The Art of GSR Testing – How it’s Done

As science rapidly changes and evolves, so do the methods used to catch criminals and examine evidence. The following sampling and analysis techniques are used by industry professionals in today’s crime-ridden environment.

  • Sampling

    Crime scene investigators and police officers sample GSR by using adhesive lifters. It is vital that anyone collecting gunshot residue wear proper protective gloves to ensure there is no cross contamination. In particular, police officers who carry firearms or who are exposed to GSR themselves must take proper precautions to ensure they do not transfer gunshot residue onto the person they are sampling.

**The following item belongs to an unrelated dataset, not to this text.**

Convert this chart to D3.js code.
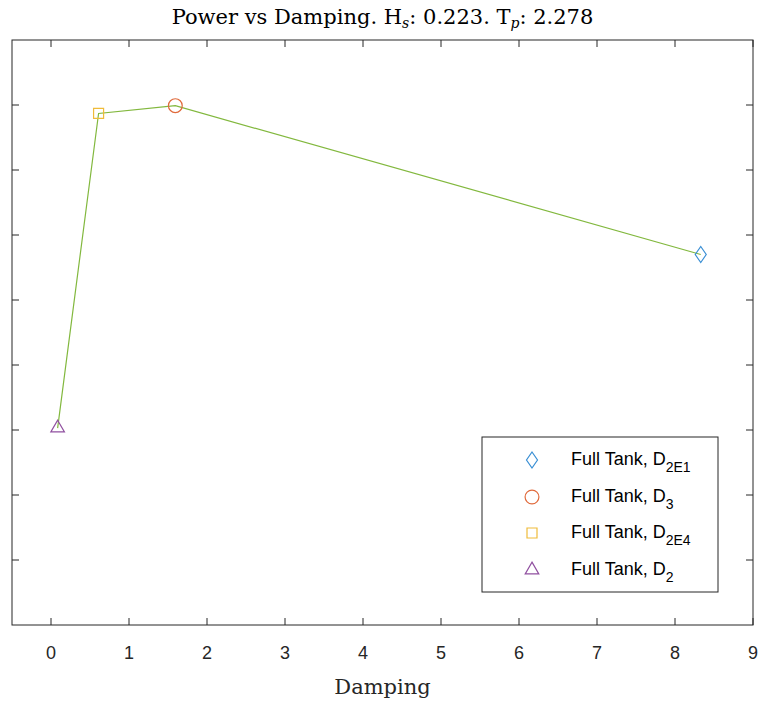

    Sampling often takes place before suspects are transported to a police station. A 2006 gunshot residue symposium hosted by the Federal Bureau of Investigation highlighted the fact that GSR is frequently present in the back of police vehicles, and can even be found on handcuffs. Those present at the symposium agreed that samples should be taken immediately, and, if immediate sampling was not possible, the subject’s hands should be placed into a sterile bag to prevent contamination.

  • Analysis

    GSR analysis has improved since its inception in the early 1970s. Today, technicians use scanning electron microscopy (SEM) machines to automatically analyze adhesive filters. If the SEM machine finds evidence of GSR particles, it then documents the number of particles. In certain instances, fireworks, brake fluid and exploded airbags have resulted in false positive GSR tests. However, these contain additional elements or chemicals that are not found in gunshot residue, which is why further examination is often required.

Problems with GSR Testing – Cross Contamination

One of the main issues with gunshot residue testing is cross contamination. Although GSR will be found on the body of the person who originally discharged the weapon, it can also be found on victims and witnesses standing nearby. GSR can land on anyone and anything, and stay there for an indefinite period of time

It is also possible for GSR to be found on a person who was not involved in a crime. In the United States, guns are prevalent throughout society, and it is not uncommon for a civilian walking down the street to have GSR on their person (in countries such as Japan, where guns are not popular, civilians are less likely to have evidence of GSR on their clothing). In fact, it is possible for someone who has never come into contact with a gun to have gunshot reside on their clothing, because GSR is transferable. This means that lab technicians or crime scene investigators can transfer GSR to samples as well.

By the mid-2000s GSR testing decreased to the point where the FBI closed its gunshot residue testing facility. In 2006 the Bureau released a statement claiming that while it supported GSR testing and the science behind it, the Bureau itself would no longer conduct GSR testing.

Today, GSR testing is used more to corroborate points than as leading evidence. Remember, an expert witness is your best option when considering gunshot residue in any legal or criminal case.